Haynesville/Bossier Shale
Devon has 147,000 net acres in East Texas prospective for the Haynesville/Bossier shale formations. Devon is primarily focused in the Greater Carthage Area where it has 110,000 net acres. Since the majority of the company’s position was established before the play was discovered, Devon benefits from a low cost of entry. In addition, much of this acreage is held by existing production from other formations, whereby allowing Devon the option to pursue its Haynesville and Bossier Shale drilling when market conditions for dry gas improve. Exploration activities and production from the company’s 45 producing wells have confirmed large natural gas deposits and high reservoir pressures that support a repeatable economic play. With some 1,600 future drilling locations, the Haynesville and Bossier shale formations have significant future potential.
Groesbeck
The Groesbeck area is located on the west flank of the East Texas Basin. Early production from the Rodessa, Pettit and Travis Peak formations occurred in the late 1950s. Today, current practices include horizontal drilling and hydraulic fracturing in Bossier sands and Haynesville Lime intervals. When horizontal drilling is not feasible, vertical wells are drilled and production is commingled from multiple zones.

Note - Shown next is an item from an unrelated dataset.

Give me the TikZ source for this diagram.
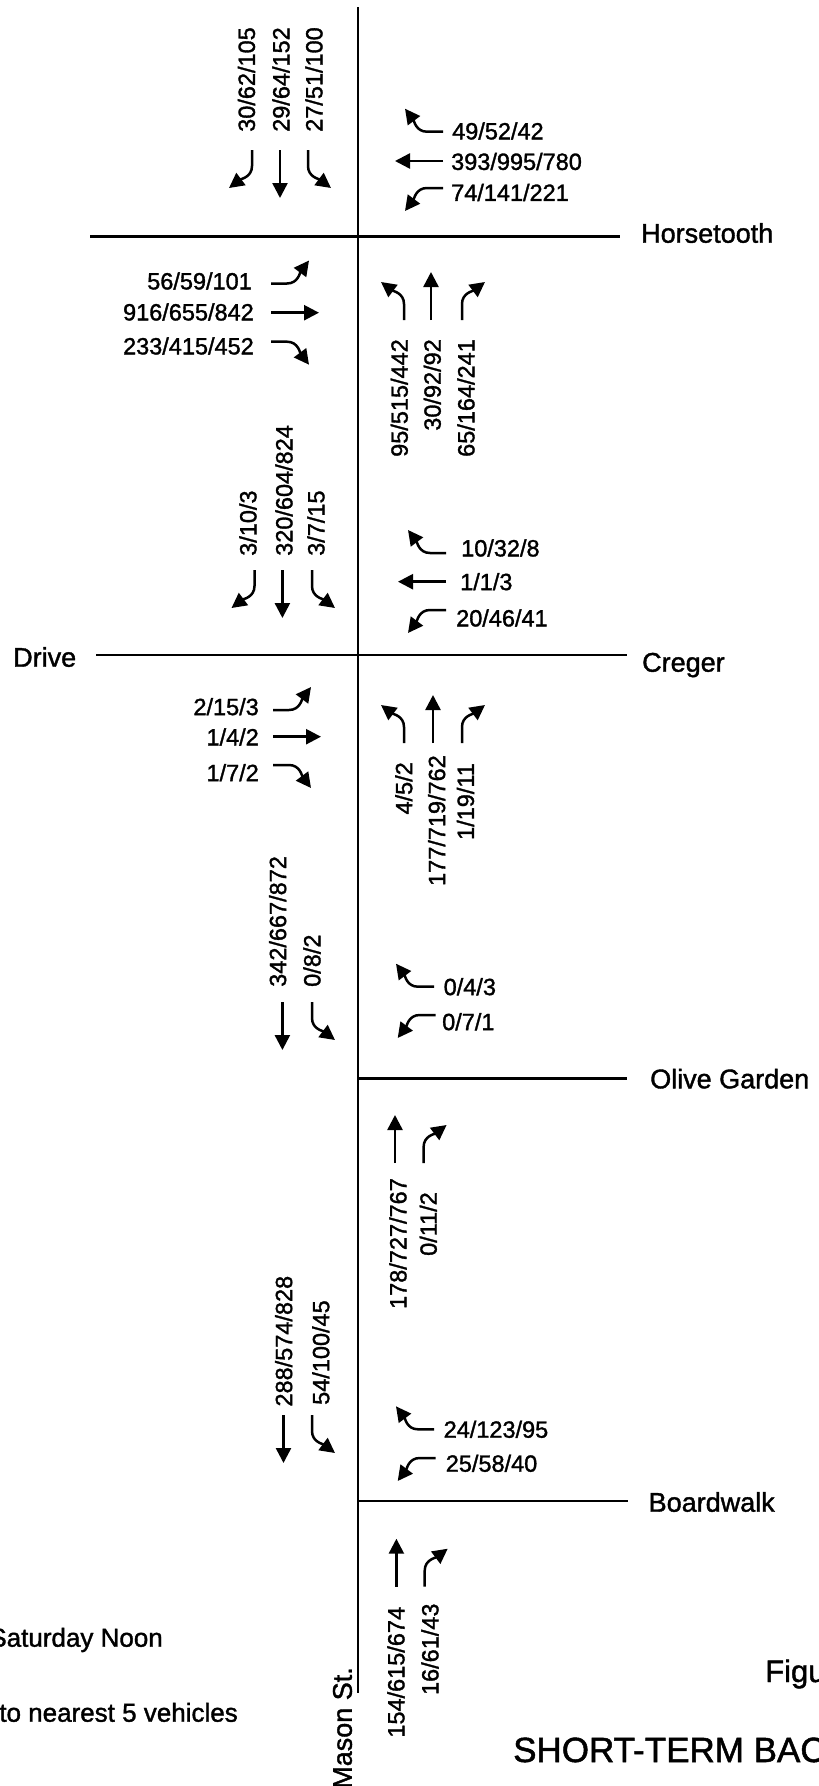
\documentclass[tikz,border=0pt]{standalone}
\usepackage{fontspec}
\setmainfont{Liberation Sans}[FakeBold=1.4]
\usetikzlibrary{arrows.meta}
\tikzset{
  % lane arrows, drawn heading north and turned with rotate=
  mv/.style={line width=2.5pt, -{Triangle[length=15pt,width=15pt]}},
  pics/thru/.style={code={\draw[mv] (0,0) -- (0,-48);}},
  pics/lturn/.style={code={\draw[mv] (0,0) -- (0,-16) .. controls (0,-27) and (-11,-29) .. (-23,-38);}},
  pics/rturn/.style={code={\draw[mv] (0,0) -- (0,-16) .. controls (0,-27) and (11,-29) .. (23,-38);}},
  road/.style={line width=2.8pt},
  vol/.style={font=\fontsize{23.5}{28}\selectfont, inner sep=0pt},
  volup/.style={vol, rotate=90},
  street/.style={font=\fontsize{27}{32}\selectfont, inner sep=0pt, anchor=base west},
  note/.style={font=\fontsize{26}{31}\selectfont, inner sep=0pt},
}

\begin{document}
\begin{tikzpicture}[x=1pt, y=-1pt]
    % Page (the scan is cut at the edges)
    \useasboundingbox (0,0) rectangle (819,1786);
    \clip (0,0) rectangle (819,1786);
    % Mason St.
    \draw[line width=2pt] (358,7) -- (358,1693);
    \node[volup, font=\fontsize{27}{32}\selectfont, anchor=east] (mason) at (342.5,1667) {Mason St.};
    % Cross streets
    \draw[road] (90,236.7) -- (620,236.7);
    \node[street] (horsetooth) at (641,242.7) {Horsetooth};
    \draw[road] (96,655) -- (627,655);
    \node[street] (drive) at (13,666.7) {Drive};
    \node[street] (creger) at (642,671.7) {Creger};
    \draw[road] (358,1078.3) -- (627,1078.3);
    \node[street] (olive) at (650,1088.3) {Olive Garden};
    \draw[road] (358,1501) -- (628,1501);
    \node[street] (boardwalk) at (648.5,1511.7) {Boardwalk};

    % Horsetooth
    \node[volup, anchor=west] (ht-sr) at (246.5,132) {30/62/105};
    \node[volup, anchor=west] (ht-st) at (281,132) {29/64/152};
    \node[volup, anchor=west] (ht-sl) at (314,132) {27/51/100};
    \pic[rotate=180] at (252,150) {rturn};
    \pic[rotate=180] at (280,150) {thru};
    \pic[rotate=180] at (308,150) {lturn};
    \node[vol, anchor=west] (ht-wr) at (452,131) {49/52/42};
    \node[vol, anchor=west] (ht-wt) at (451,161.5) {393/995/780};
    \node[vol, anchor=west] (ht-wl) at (451,192.5) {74/141/221};
    \pic[rotate=90] at (443,131.7) {rturn};
    \pic[rotate=90] at (443,161) {thru};
    \pic[rotate=90] at (443,188) {lturn};
    \node[vol, anchor=east] (ht-el) at (252,281) {56/59/101};
    \node[vol, anchor=east] (ht-et) at (254,312) {916/655/842};
    \node[vol, anchor=east] (ht-er) at (254,346) {233/415/452};
    \pic[rotate=-90] at (271,283.5) {lturn};
    \pic[rotate=-90] at (271,312.7) {thru};
    \pic[rotate=-90] at (271,341.7) {rturn};
    \node[volup, anchor=east] (ht-nl) at (399.3,339) {95/515/442};
    \node[volup, anchor=east] (ht-nt) at (432.3,339) {30/92/92};
    \node[volup, anchor=east] (ht-nr) at (466,339) {65/164/241};
    \pic at (404,320) {lturn};
    \pic at (431,320) {thru};
    \pic at (462,320) {rturn};

    % Creger / Drive
    \node[volup, anchor=west] (cr-sr) at (248,556) {3/10/3};
    \node[volup, anchor=west] (cr-st) at (284,556) {320/604/824};
    \node[volup, anchor=west] (cr-sl) at (316,556) {3/7/15};
    \pic[rotate=180] at (254.5,570) {rturn};
    \pic[rotate=180] at (282.4,570) {thru};
    \pic[rotate=180] at (312,570) {lturn};
    \node[vol, anchor=west] (cr-wr) at (461,548) {10/32/8};
    \node[vol, anchor=west] (cr-wt) at (460,581.7) {1/1/3};
    \node[vol, anchor=west] (cr-wl) at (456,618) {20/46/41};
    \pic[rotate=90] at (446,553) {rturn};
    \pic[rotate=90] at (446,581.7) {thru};
    \pic[rotate=90] at (446,610) {lturn};
    \node[vol, anchor=east] (cr-el) at (259,706.7) {2/15/3};
    \node[vol, anchor=east] (cr-et) at (259,737) {1/4/2};
    \node[vol, anchor=east] (cr-er) at (259,772.7) {1/7/2};
    \pic[rotate=-90] at (273,710) {lturn};
    \pic[rotate=-90] at (273,736.7) {thru};
    \pic[rotate=-90] at (273,765) {rturn};
    \node[volup, anchor=east] (cr-nl) at (403.8,762) {4/5/2};
    \node[volup, anchor=east] (cr-nt) at (436.7,755) {177/719/762};
    \node[volup, anchor=east] (cr-nr) at (465.5,763) {1/19/11};
    \pic at (404,743) {lturn};
    \pic at (433,743) {thru};
    \pic at (462,743) {rturn};

    % Olive Garden
    \node[volup, anchor=west] (og-st) at (277.7,987) {342/667/872};
    \node[volup, anchor=west] (og-sl) at (312,987) {0/8/2};
    \pic[rotate=180] at (282.4,1002) {thru};
    \pic[rotate=180] at (312,1002) {lturn};
    \node[vol, anchor=west] (og-wr) at (443.5,986.7) {0/4/3};
    \node[vol, anchor=west] (og-wl) at (442,1021.7) {0/7/1};
    \pic[rotate=90] at (434,986.7) {rturn};
    \pic[rotate=90] at (435.7,1015) {lturn};
    \node[volup, anchor=east] (og-nt) at (398,1178) {178/727/767};
    \node[volup, anchor=east] (og-nr) at (428.3,1192) {0/11/2};
    \pic at (395,1163) {thru};
    \pic at (423.6,1163) {rturn};

    % Boardwalk
    \node[volup, anchor=west] (bw-st) at (283.7,1406.7) {288/574/828};
    \node[volup, anchor=west] (bw-sl) at (320.8,1405) {54/100/45};
    \pic[rotate=180] at (283.5,1415) {thru};
    \pic[rotate=180] at (312,1415) {lturn};
    \node[vol, anchor=west] (bw-wr) at (443.5,1429.3) {24/123/95};
    \node[vol, anchor=west] (bw-wl) at (445.6,1463.3) {25/58/40};
    \pic[rotate=90] at (434,1429.3) {rturn};
    \pic[rotate=90] at (435.7,1458) {lturn};
    \node[volup, anchor=east] (bw-nt) at (396,1606.7) {154/615/674};
    \node[volup, anchor=east] (bw-nr) at (430,1603.3) {16/61/43};
    \pic at (396.4,1586.7) {thru};
    \pic at (424.7,1586.7) {rturn};

    % Notes and caption
    \node[note, anchor=base east] (period) at (163,1646.7) {Saturday Noon};
    \node[note, anchor=base east] (rounding) at (238,1721.7) {to nearest 5 vehicles};
    \node[note, font=\fontsize{31}{36}\selectfont, anchor=base west] (fig) at (765,1682) {Figu};
    \node[note, font=\fontsize{35}{40}\selectfont, anchor=base west] (title) at (513,1762) {SHORT-TERM BAC};
\end{tikzpicture}
\end{document}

South Texas/South Louisiana
Devon’s south Texas properties are primarily located in Zapata, Webb and Matagorda counties in far southern Texas. Recent activity in these areas have focused on the Middle Wilcox/Lobo trend in Zapata and Webb counties and the Deep Frio trend in Matagorda county. The company has also had recent success with horizontal drilling in the Middle Wilcox formation in Webb county. Efforts are currently focused on identifying and extending horizontal drilling techniques to other suitable areas on the company’s south Texas acreage.